Oct. 15, 2013: According to documents turned over in response to a CREW public records request, OAG told reporters that “there was no consideration of whether to join [the New York lawsuit]. In light of the fact that the Attorney General’s Office received only one consumer complaint 2.5 years ago, there is no investigation at this time.”
Oct. 17, 2013: The Tampa Bay Times reports that And Justice for All acknowledged receiving the contribution from the Trump Foundation.
Oct. 17-18, 2013: Despite previously acknowledging the 22 complaints (sometimes 23 due to a duplicate record) to reporters, internal emails show OAG employees weeded out any complaint about Trump Institute and related entities to claim there was only one complaint against Trump University.
2014: In its 2013 taxes, the Trump Foundation claims it made no donations to political entities and replaces And Justice for All with a different, similarly named group in Kansas to which they would legally be allowed to donate.
March 21, 2016: CREW files an IRS complaint against the Trump Foundation for making the illegal political donation.
March 22, 2016: Trump representatives admit to the illegal donation, blaming an increasing series of clerical errors.

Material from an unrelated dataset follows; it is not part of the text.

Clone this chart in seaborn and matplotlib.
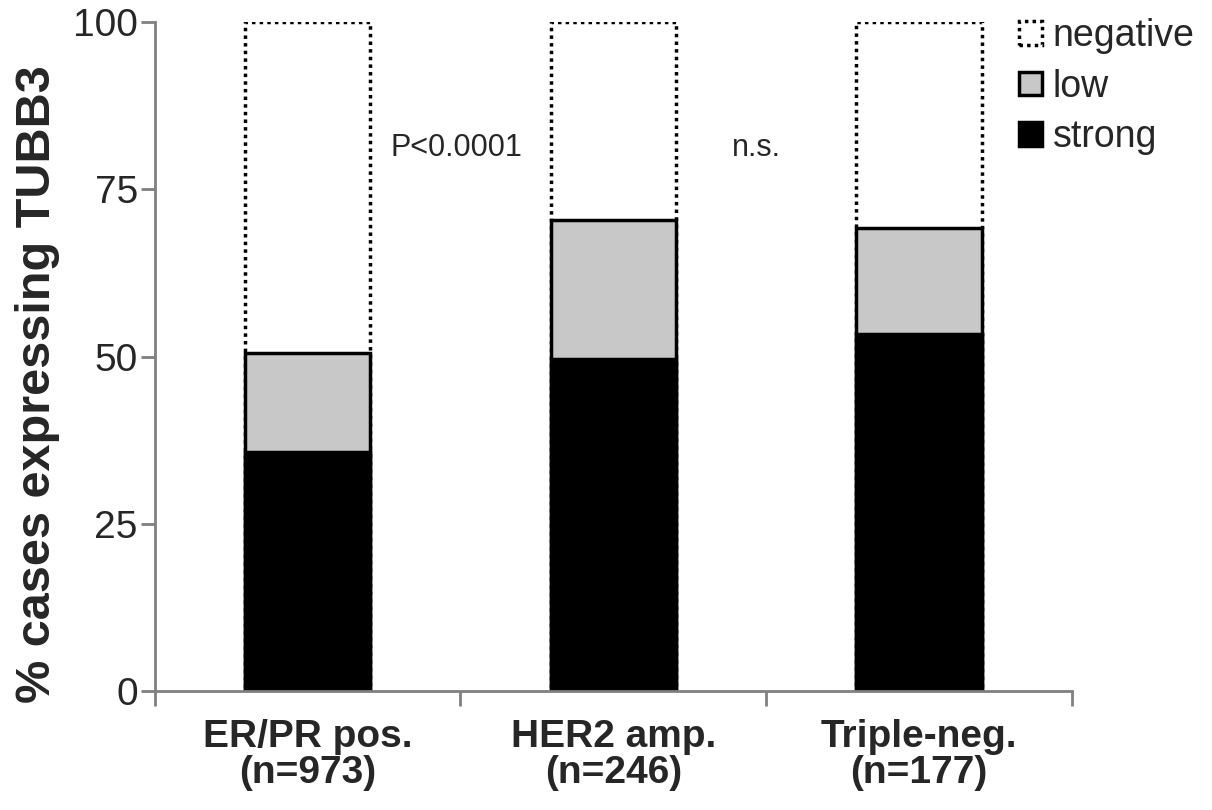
import matplotlib
matplotlib.use("Agg")
import matplotlib.pyplot as plt
import seaborn as sns
import pandas as pd
from matplotlib.patches import Patch

categories = ["ER/PR pos.\n(n=973)", "HER2 amp.\n(n=246)", "Triple-neg.\n(n=177)"]
strong = [35.8, 49.7, 53.4]
low = [14.8, 20.7, 15.8]
negative = [49.4, 29.6, 30.8]
y_ticks = [0, 25, 50, 75, 100]
annotations = ["P<0.0001", "n.s."]
legend_labels = ["negative", "low", "strong"]

sns.set_style("ticks")
plt.rcParams["font.family"] = ["Liberation Sans", "DejaVu Sans"]

df = pd.DataFrame({"category": categories, "strong": strong, "low": low, "negative": negative})
df["cum_low"] = df["strong"] + df["low"]
df["cum_neg"] = df["cum_low"] + df["negative"]

fig = plt.figure(figsize=(12.12, 8.10), dpi=100)
ax = fig.add_axes([0.1275, 0.1469, 0.757, 0.8259])

bw = 0.41
sns.barplot(data=df, x="category", y="cum_neg", color="white", edgecolor="black",
            linewidth=2.5, linestyle=(0, (1, 1.2)), width=bw, saturation=1, ax=ax)
sns.barplot(data=df, x="category", y="cum_low", color="#c8c8c8", edgecolor="black",
            linewidth=2.5, width=bw, saturation=1, ax=ax)
sns.barplot(data=df, x="category", y="strong", color="black", edgecolor="black",
            linewidth=2.5, width=bw, saturation=1, ax=ax)

ax.set_xlim(-0.5, 2.5)
ax.set_ylim(0, 100)
ax.set_yticks(y_ticks)
ax.set_yticklabels([str(t) for t in y_ticks], fontsize=28)
ax.set_xlabel("")
ax.set_ylabel("% cases expressing TUBB3", fontsize=35, fontweight="bold")
ax.yaxis.set_label_coords(-0.103, 0.458)

ax.set_xticks(range(len(categories)))
ax.set_xticklabels(categories, fontsize=28, fontweight="bold", linespacing=1.0)
ax.tick_params(axis="x", which="major", length=0, pad=20)
ax.set_xticks([-0.5, 0.5, 1.5, 2.5], minor=True)
ax.tick_params(axis="x", which="minor", length=11, width=2, color="#808080", direction="out")
ax.tick_params(axis="y", length=10, width=2, color="#808080", pad=2)

for s in ["top", "right"]:
    ax.spines[s].set_visible(False)
for s in ["left", "bottom"]:
    ax.spines[s].set_color("#808080")
    ax.spines[s].set_linewidth(2)

ax.text(0.272, 81.1, annotations[0], fontsize=22, va="center", ha="left")
ax.text(1.389, 81.1, annotations[1], fontsize=22, va="center", ha="left")

handles = [
    Patch(facecolor="white", edgecolor="black", linestyle=(0, (1, 1.2)), linewidth=2.5),
    Patch(facecolor="#c8c8c8", edgecolor="black", linewidth=2.5),
    Patch(facecolor="black", edgecolor="black", linewidth=2.5),
]
fig.legend(handles, legend_labels, loc="upper left", bbox_to_anchor=(1019 / 1212, 1 - 18 / 810),
           frameon=False, fontsize=27, handlelength=0.6, handleheight=0.6,
           handletextpad=0.3, labelspacing=0.39, borderaxespad=0, borderpad=0)

fig.savefig("out.png", dpi=100)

June 6, 2016: Bondi’s spokesman tells the AP that the Attorney General was unaware of the 20+ complaints against Trump entities when she solicited the donation.
June 7, 2016: Bondi tells the Tampa Bay Times “I never, nor was my office, investigating him. Never. I would never lie. I would never take money. I’ve been obviously devastated over this.”
July 6, 2016: CREW files complaints against Bondi with the Inspector General for Florida’s Office of the Attorney General and the state’s Commission on Ethics for potentially violating the law by failing to investigate or take legal action regarding complaints against Trump University and related entities after an affiliated political organization received acontribution from the Trump Foundation.